### [Dataset records]

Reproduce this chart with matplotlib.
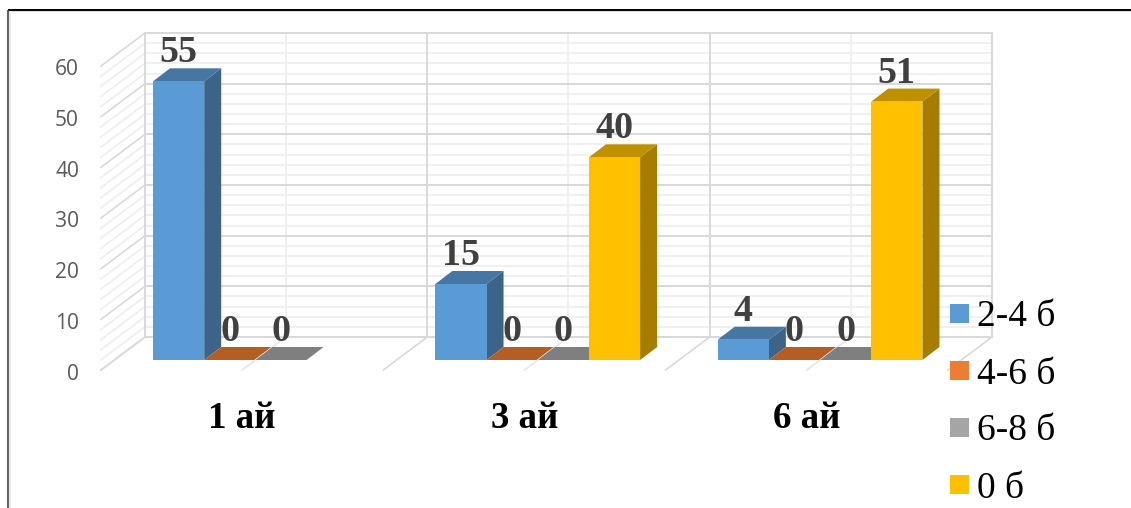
==
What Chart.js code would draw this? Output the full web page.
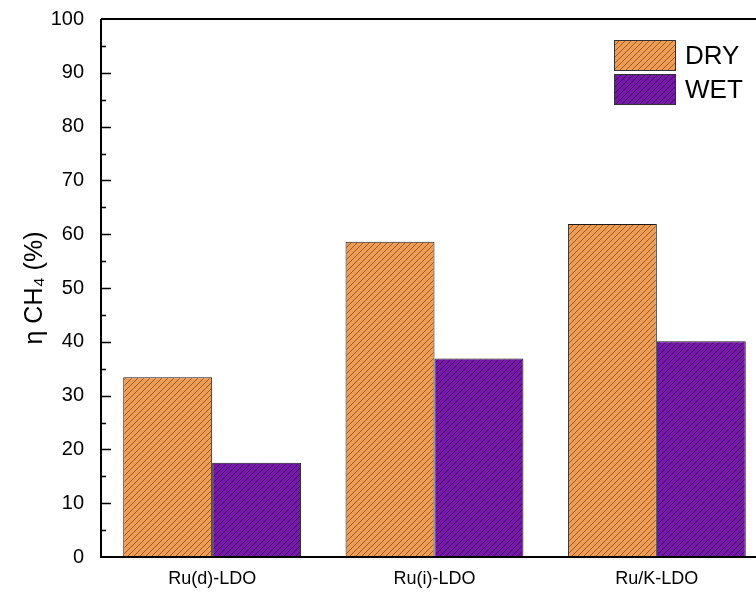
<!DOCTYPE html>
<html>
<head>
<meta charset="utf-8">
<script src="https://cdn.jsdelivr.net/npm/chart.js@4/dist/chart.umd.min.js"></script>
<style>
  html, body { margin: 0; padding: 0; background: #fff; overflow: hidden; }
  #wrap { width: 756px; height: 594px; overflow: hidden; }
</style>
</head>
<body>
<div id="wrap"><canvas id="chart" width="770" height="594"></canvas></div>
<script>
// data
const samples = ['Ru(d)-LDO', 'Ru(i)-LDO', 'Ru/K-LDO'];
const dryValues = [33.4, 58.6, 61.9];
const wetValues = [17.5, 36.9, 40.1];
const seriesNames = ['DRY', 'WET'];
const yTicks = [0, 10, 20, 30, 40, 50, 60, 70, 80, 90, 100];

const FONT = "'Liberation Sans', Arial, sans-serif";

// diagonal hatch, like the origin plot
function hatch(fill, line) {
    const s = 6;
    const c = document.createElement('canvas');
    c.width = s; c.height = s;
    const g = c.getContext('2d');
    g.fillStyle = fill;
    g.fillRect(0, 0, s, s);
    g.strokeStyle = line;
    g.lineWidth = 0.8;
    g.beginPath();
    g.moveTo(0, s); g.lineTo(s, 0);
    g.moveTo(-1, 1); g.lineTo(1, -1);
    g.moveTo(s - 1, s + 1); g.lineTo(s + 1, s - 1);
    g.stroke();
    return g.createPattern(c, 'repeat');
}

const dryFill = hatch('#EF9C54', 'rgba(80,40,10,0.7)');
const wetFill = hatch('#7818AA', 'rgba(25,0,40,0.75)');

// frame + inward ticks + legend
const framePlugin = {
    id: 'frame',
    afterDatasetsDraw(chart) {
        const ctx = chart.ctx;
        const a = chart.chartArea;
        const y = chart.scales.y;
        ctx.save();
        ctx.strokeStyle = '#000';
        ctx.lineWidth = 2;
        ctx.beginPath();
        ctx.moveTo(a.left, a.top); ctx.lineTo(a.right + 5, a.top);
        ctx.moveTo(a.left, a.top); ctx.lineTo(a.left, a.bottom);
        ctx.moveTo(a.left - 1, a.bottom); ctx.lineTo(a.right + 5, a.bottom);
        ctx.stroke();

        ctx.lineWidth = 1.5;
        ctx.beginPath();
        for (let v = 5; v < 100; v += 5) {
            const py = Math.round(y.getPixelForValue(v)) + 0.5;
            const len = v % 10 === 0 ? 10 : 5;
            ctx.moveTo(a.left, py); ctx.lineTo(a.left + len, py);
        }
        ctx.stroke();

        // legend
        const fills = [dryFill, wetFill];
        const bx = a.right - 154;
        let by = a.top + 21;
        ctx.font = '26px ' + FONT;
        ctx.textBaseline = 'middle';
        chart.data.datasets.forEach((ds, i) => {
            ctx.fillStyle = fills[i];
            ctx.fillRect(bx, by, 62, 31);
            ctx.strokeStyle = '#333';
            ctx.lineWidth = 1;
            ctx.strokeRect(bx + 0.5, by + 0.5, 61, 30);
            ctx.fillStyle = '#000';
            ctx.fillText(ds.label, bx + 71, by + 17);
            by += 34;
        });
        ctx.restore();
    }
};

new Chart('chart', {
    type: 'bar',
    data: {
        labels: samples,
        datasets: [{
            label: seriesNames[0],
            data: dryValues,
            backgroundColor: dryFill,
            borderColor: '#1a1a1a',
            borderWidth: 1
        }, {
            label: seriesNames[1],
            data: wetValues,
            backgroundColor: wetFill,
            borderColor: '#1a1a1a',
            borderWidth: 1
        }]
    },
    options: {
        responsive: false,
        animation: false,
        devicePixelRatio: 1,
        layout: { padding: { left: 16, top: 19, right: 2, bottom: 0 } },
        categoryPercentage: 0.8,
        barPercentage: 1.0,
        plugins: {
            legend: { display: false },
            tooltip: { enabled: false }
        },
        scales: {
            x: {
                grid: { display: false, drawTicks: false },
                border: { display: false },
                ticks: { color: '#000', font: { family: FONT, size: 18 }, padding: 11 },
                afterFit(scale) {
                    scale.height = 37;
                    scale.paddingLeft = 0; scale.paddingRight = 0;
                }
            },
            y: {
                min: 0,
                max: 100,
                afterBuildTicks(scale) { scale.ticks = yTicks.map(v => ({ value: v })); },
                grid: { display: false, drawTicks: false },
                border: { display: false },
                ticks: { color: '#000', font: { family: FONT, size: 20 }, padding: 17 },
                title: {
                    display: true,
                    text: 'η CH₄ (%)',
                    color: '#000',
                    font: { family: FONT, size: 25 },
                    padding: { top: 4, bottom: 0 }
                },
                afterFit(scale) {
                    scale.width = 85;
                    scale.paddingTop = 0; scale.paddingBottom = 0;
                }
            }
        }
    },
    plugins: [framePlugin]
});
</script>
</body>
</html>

### [What the task requires]
Copy exactly the material above from the line with "What Chart.js code" to the line with "const wetFill = hatch('#7818AA', 'rgba(25,0,40,0.75)');", ends included, and nothing else. Leave out any picture.

### [Answer to this problem]
What Chart.js code would draw this? Output the full web page.
<!DOCTYPE html>
<html>
<head>
<meta charset="utf-8">
<script src="https://cdn.jsdelivr.net/npm/chart.js@4/dist/chart.umd.min.js"></script>
<style>
  html, body { margin: 0; padding: 0; background: #fff; overflow: hidden; }
  #wrap { width: 756px; height: 594px; overflow: hidden; }
</style>
</head>
<body>
<div id="wrap"><canvas id="chart" width="770" height="594"></canvas></div>
<script>
// data
const samples = ['Ru(d)-LDO', 'Ru(i)-LDO', 'Ru/K-LDO'];
const dryValues = [33.4, 58.6, 61.9];
const wetValues = [17.5, 36.9, 40.1];
const seriesNames = ['DRY', 'WET'];
const yTicks = [0, 10, 20, 30, 40, 50, 60, 70, 80, 90, 100];

const FONT = "'Liberation Sans', Arial, sans-serif";

// diagonal hatch, like the origin plot
function hatch(fill, line) {
    const s = 6;
    const c = document.createElement('canvas');
    c.width = s; c.height = s;
    const g = c.getContext('2d');
    g.fillStyle = fill;
    g.fillRect(0, 0, s, s);
    g.strokeStyle = line;
    g.lineWidth = 0.8;
    g.beginPath();
    g.moveTo(0, s); g.lineTo(s, 0);
    g.moveTo(-1, 1); g.lineTo(1, -1);
    g.moveTo(s - 1, s + 1); g.lineTo(s + 1, s - 1);
    g.stroke();
    return g.createPattern(c, 'repeat');
}

const dryFill = hatch('#EF9C54', 'rgba(80,40,10,0.7)');
const wetFill = hatch('#7818AA', 'rgba(25,0,40,0.75)');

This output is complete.